- Collected data
————

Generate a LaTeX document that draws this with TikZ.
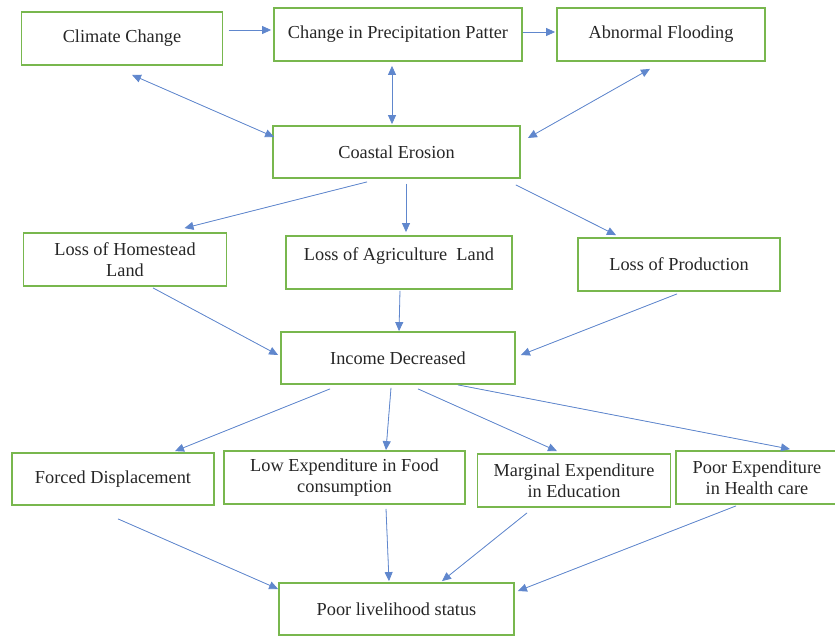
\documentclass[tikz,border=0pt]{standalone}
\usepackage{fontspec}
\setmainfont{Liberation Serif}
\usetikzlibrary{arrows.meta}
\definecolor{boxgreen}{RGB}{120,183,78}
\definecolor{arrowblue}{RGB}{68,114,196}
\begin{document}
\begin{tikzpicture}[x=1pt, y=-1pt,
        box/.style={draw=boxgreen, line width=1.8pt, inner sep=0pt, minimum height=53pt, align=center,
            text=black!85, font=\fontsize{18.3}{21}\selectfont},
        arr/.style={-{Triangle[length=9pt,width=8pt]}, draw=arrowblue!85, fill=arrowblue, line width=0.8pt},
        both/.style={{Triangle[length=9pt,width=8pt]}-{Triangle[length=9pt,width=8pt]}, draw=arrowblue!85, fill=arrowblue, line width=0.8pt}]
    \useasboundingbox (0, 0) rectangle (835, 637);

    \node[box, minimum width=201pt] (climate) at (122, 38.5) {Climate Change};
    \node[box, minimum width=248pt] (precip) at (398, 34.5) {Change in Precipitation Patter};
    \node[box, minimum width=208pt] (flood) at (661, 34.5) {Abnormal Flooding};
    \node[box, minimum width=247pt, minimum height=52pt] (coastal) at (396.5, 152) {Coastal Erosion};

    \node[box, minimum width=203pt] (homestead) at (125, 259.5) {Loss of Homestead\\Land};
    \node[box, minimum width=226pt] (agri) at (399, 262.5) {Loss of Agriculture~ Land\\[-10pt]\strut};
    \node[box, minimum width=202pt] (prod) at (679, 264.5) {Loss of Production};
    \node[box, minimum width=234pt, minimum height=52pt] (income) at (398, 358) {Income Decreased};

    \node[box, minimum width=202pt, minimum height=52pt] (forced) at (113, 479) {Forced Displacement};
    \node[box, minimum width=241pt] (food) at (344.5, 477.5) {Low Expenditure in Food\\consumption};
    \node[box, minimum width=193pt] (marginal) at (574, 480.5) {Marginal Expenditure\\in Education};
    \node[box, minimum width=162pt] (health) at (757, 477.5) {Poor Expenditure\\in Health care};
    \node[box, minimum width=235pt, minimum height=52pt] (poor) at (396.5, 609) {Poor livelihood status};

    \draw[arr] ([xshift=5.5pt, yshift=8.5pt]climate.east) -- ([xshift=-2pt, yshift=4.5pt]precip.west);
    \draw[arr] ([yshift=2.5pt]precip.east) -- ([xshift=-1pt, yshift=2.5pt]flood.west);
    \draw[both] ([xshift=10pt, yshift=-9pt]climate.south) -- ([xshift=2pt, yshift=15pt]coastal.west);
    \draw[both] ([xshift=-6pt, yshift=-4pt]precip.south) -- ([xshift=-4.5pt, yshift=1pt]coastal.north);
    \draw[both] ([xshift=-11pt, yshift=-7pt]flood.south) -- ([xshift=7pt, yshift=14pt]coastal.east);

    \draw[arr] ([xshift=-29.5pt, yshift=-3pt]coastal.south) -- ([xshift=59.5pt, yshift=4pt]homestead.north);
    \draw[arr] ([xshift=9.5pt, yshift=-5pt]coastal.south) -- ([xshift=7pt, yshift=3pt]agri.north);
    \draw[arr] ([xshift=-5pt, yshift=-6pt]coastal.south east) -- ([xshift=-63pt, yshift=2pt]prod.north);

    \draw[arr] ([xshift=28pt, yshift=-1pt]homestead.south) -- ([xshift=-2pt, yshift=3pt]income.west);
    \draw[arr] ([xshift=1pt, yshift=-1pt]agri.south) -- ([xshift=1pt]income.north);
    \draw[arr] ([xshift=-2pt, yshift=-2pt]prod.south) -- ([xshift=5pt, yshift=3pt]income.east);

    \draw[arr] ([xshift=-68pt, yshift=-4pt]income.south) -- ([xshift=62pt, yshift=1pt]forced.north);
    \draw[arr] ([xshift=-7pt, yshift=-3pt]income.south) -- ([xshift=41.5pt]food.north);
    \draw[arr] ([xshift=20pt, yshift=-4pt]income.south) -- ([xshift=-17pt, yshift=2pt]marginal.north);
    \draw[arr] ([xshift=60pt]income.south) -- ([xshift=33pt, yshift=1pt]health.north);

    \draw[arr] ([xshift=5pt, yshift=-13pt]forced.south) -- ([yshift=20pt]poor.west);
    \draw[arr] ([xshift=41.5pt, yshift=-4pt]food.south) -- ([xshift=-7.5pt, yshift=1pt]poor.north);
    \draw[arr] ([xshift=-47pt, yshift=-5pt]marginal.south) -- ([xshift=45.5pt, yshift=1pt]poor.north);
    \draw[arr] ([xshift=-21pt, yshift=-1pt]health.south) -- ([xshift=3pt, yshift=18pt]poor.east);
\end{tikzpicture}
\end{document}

————

- Your objective
Write out exactly the lines between the start of the data and the line with "rectangle (835, 637);", including both, but none of the pictures.

- Task solution
Generate a LaTeX document that draws this with TikZ.
\documentclass[tikz,border=0pt]{standalone}
\usepackage{fontspec}
\setmainfont{Liberation Serif}
\usetikzlibrary{arrows.meta}
\definecolor{boxgreen}{RGB}{120,183,78}
\definecolor{arrowblue}{RGB}{68,114,196}
\begin{document}
\begin{tikzpicture}[x=1pt, y=-1pt,
        box/.style={draw=boxgreen, line width=1.8pt, inner sep=0pt, minimum height=53pt, align=center,
            text=black!85, font=\fontsize{18.3}{21}\selectfont},
        arr/.style={-{Triangle[length=9pt,width=8pt]}, draw=arrowblue!85, fill=arrowblue, line width=0.8pt},
        both/.style={{Triangle[length=9pt,width=8pt]}-{Triangle[length=9pt,width=8pt]}, draw=arrowblue!85, fill=arrowblue, line width=0.8pt}]
    \useasboundingbox (0, 0) rectangle (835, 637);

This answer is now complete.